[Recorded data]
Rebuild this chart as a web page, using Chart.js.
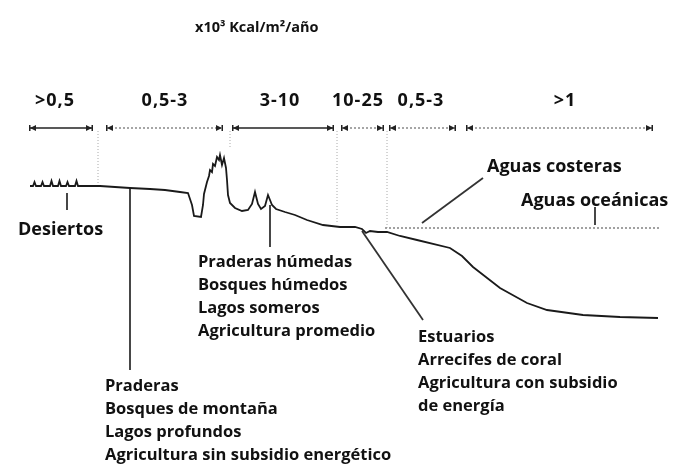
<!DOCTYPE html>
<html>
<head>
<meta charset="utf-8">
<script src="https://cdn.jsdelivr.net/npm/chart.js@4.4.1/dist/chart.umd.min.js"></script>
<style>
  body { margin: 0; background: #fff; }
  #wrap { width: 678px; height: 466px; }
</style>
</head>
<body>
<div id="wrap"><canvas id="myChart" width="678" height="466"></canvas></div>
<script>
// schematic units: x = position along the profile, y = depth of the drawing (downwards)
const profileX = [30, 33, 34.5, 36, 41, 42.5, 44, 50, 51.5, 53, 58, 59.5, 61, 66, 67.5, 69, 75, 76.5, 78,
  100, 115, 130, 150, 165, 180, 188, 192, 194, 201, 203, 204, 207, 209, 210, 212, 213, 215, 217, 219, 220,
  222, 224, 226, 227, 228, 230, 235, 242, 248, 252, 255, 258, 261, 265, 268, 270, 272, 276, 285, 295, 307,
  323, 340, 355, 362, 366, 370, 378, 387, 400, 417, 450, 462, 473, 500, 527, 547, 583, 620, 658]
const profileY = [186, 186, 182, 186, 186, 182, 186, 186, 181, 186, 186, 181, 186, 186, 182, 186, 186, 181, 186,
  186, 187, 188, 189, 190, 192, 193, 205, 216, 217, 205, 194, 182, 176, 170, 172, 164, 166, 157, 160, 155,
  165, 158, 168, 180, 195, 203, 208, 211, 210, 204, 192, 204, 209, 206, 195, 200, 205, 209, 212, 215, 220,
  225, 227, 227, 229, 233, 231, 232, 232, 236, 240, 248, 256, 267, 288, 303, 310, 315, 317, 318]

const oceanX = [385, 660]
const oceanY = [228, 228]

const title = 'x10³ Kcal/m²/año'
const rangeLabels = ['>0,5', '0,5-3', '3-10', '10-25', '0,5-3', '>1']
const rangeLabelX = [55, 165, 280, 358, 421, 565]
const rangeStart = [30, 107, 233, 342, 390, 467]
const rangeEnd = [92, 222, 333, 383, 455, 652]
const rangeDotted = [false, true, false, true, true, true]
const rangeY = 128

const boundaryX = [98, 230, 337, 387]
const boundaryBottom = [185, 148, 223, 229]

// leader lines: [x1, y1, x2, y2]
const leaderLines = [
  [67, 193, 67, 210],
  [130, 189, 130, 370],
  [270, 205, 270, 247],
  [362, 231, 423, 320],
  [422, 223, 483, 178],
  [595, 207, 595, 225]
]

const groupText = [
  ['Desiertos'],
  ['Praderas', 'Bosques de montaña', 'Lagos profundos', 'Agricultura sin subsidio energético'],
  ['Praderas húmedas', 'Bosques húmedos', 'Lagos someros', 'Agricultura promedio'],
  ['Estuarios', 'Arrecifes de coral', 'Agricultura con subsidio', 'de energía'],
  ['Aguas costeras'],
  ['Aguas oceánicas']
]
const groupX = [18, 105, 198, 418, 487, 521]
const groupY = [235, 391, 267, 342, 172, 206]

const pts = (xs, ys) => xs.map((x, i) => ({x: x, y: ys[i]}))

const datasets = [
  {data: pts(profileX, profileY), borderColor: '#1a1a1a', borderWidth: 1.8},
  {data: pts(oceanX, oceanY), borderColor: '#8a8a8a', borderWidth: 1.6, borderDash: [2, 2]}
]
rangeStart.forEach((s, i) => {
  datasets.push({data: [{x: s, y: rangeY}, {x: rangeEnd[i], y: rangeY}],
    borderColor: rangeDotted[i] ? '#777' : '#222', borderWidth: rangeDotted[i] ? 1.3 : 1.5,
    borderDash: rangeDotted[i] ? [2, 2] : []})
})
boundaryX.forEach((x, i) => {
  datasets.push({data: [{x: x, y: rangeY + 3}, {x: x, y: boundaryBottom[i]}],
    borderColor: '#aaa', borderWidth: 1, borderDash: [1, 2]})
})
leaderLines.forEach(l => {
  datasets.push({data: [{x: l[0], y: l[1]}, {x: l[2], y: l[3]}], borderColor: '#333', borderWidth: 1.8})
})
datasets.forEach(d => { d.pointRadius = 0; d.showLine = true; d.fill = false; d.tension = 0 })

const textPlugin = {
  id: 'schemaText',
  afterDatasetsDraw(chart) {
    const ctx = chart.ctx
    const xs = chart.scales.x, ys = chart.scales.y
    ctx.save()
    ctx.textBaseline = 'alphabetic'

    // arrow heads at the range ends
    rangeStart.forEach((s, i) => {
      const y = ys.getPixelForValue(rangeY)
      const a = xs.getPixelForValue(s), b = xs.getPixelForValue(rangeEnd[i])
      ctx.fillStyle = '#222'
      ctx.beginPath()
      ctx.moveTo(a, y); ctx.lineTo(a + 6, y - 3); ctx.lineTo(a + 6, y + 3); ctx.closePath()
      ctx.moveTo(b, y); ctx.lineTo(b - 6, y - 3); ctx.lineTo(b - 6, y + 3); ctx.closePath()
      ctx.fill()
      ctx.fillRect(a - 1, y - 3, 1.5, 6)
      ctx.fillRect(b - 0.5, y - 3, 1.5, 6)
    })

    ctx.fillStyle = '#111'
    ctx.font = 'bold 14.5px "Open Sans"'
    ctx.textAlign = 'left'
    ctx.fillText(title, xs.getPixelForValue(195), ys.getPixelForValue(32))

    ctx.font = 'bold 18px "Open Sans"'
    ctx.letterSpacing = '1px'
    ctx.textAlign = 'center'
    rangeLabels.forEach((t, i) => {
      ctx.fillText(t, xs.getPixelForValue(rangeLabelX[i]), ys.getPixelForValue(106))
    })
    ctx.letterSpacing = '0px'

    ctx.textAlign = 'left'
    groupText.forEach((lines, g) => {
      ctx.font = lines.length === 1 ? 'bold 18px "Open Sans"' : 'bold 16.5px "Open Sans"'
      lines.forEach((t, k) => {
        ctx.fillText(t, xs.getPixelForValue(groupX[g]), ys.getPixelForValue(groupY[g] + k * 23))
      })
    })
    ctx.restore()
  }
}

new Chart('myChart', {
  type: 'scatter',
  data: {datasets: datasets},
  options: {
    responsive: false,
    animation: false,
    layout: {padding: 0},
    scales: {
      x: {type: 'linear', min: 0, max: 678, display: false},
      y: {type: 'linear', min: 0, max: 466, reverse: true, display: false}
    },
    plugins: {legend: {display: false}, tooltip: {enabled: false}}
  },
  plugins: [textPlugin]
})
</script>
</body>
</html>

[Exercise] Quote the full listing above word for word; exclude every picture from the copy.

[The solution]
Rebuild this chart as a web page, using Chart.js.
<!DOCTYPE html>
<html>
<head>
<meta charset="utf-8">
<script src="https://cdn.jsdelivr.net/npm/chart.js@4.4.1/dist/chart.umd.min.js"></script>
<style>
  body { margin: 0; background: #fff; }
  #wrap { width: 678px; height: 466px; }
</style>
</head>
<body>
<div id="wrap"><canvas id="myChart" width="678" height="466"></canvas></div>
<script>
// schematic units: x = position along the profile, y = depth of the drawing (downwards)
const profileX = [30, 33, 34.5, 36, 41, 42.5, 44, 50, 51.5, 53, 58, 59.5, 61, 66, 67.5, 69, 75, 76.5, 78,
  100, 115, 130, 150, 165, 180, 188, 192, 194, 201, 203, 204, 207, 209, 210, 212, 213, 215, 217, 219, 220,
  222, 224, 226, 227, 228, 230, 235, 242, 248, 252, 255, 258, 261, 265, 268, 270, 272, 276, 285, 295, 307,
  323, 340, 355, 362, 366, 370, 378, 387, 400, 417, 450, 462, 473, 500, 527, 547, 583, 620, 658]
const profileY = [186, 186, 182, 186, 186, 182, 186, 186, 181, 186, 186, 181, 186, 186, 182, 186, 186, 181, 186,
  186, 187, 188, 189, 190, 192, 193, 205, 216, 217, 205, 194, 182, 176, 170, 172, 164, 166, 157, 160, 155,
  165, 158, 168, 180, 195, 203, 208, 211, 210, 204, 192, 204, 209, 206, 195, 200, 205, 209, 212, 215, 220,
  225, 227, 227, 229, 233, 231, 232, 232, 236, 240, 248, 256, 267, 288, 303, 310, 315, 317, 318]

const oceanX = [385, 660]
const oceanY = [228, 228]

const title = 'x10³ Kcal/m²/año'
const rangeLabels = ['>0,5', '0,5-3', '3-10', '10-25', '0,5-3', '>1']
const rangeLabelX = [55, 165, 280, 358, 421, 565]
const rangeStart = [30, 107, 233, 342, 390, 467]
const rangeEnd = [92, 222, 333, 383, 455, 652]
const rangeDotted = [false, true, false, true, true, true]
const rangeY = 128

const boundaryX = [98, 230, 337, 387]
const boundaryBottom = [185, 148, 223, 229]

// leader lines: [x1, y1, x2, y2]
const leaderLines = [
  [67, 193, 67, 210],
  [130, 189, 130, 370],
  [270, 205, 270, 247],
  [362, 231, 423, 320],
  [422, 223, 483, 178],
  [595, 207, 595, 225]
]

const groupText = [
  ['Desiertos'],
  ['Praderas', 'Bosques de montaña', 'Lagos profundos', 'Agricultura sin subsidio energético'],
  ['Praderas húmedas', 'Bosques húmedos', 'Lagos someros', 'Agricultura promedio'],
  ['Estuarios', 'Arrecifes de coral', 'Agricultura con subsidio', 'de energía'],
  ['Aguas costeras'],
  ['Aguas oceánicas']
]
const groupX = [18, 105, 198, 418, 487, 521]
const groupY = [235, 391, 267, 342, 172, 206]

const pts = (xs, ys) => xs.map((x, i) => ({x: x, y: ys[i]}))

const datasets = [
  {data: pts(profileX, profileY), borderColor: '#1a1a1a', borderWidth: 1.8},
  {data: pts(oceanX, oceanY), borderColor: '#8a8a8a', borderWidth: 1.6, borderDash: [2, 2]}
]
rangeStart.forEach((s, i) => {
  datasets.push({data: [{x: s, y: rangeY}, {x: rangeEnd[i], y: rangeY}],
    borderColor: rangeDotted[i] ? '#777' : '#222', borderWidth: rangeDotted[i] ? 1.3 : 1.5,
    borderDash: rangeDotted[i] ? [2, 2] : []})
})
boundaryX.forEach((x, i) => {
  datasets.push({data: [{x: x, y: rangeY + 3}, {x: x, y: boundaryBottom[i]}],
    borderColor: '#aaa', borderWidth: 1, borderDash: [1, 2]})
})
leaderLines.forEach(l => {
  datasets.push({data: [{x: l[0], y: l[1]}, {x: l[2], y: l[3]}], borderColor: '#333', borderWidth: 1.8})
})
datasets.forEach(d => { d.pointRadius = 0; d.showLine = true; d.fill = false; d.tension = 0 })

const textPlugin = {
  id: 'schemaText',
  afterDatasetsDraw(chart) {
    const ctx = chart.ctx
    const xs = chart.scales.x, ys = chart.scales.y
    ctx.save()
    ctx.textBaseline = 'alphabetic'

    // arrow heads at the range ends
    rangeStart.forEach((s, i) => {
      const y = ys.getPixelForValue(rangeY)
      const a = xs.getPixelForValue(s), b = xs.getPixelForValue(rangeEnd[i])
      ctx.fillStyle = '#222'
      ctx.beginPath()
      ctx.moveTo(a, y); ctx.lineTo(a + 6, y - 3); ctx.lineTo(a + 6, y + 3); ctx.closePath()
      ctx.moveTo(b, y); ctx.lineTo(b - 6, y - 3); ctx.lineTo(b - 6, y + 3); ctx.closePath()
      ctx.fill()
      ctx.fillRect(a - 1, y - 3, 1.5, 6)
      ctx.fillRect(b - 0.5, y - 3, 1.5, 6)
    })

    ctx.fillStyle = '#111'
    ctx.font = 'bold 14.5px "Open Sans"'
    ctx.textAlign = 'left'
    ctx.fillText(title, xs.getPixelForValue(195), ys.getPixelForValue(32))

    ctx.font = 'bold 18px "Open Sans"'
    ctx.letterSpacing = '1px'
    ctx.textAlign = 'center'
    rangeLabels.forEach((t, i) => {
      ctx.fillText(t, xs.getPixelForValue(rangeLabelX[i]), ys.getPixelForValue(106))
    })
    ctx.letterSpacing = '0px'

    ctx.textAlign = 'left'
    groupText.forEach((lines, g) => {
      ctx.font = lines.length === 1 ? 'bold 18px "Open Sans"' : 'bold 16.5px "Open Sans"'
      lines.forEach((t, k) => {
        ctx.fillText(t, xs.getPixelForValue(groupX[g]), ys.getPixelForValue(groupY[g] + k * 23))
      })
    })
    ctx.restore()
  }
}

new Chart('myChart', {
  type: 'scatter',
  data: {datasets: datasets},
  options: {
    responsive: false,
    animation: false,
    layout: {padding: 0},
    scales: {
      x: {type: 'linear', min: 0, max: 678, display: false},
      y: {type: 'linear', min: 0, max: 466, reverse: true, display: false}
    },
    plugins: {legend: {display: false}, tooltip: {enabled: false}}
  },
  plugins: [textPlugin]
})
</script>
</body>
</html>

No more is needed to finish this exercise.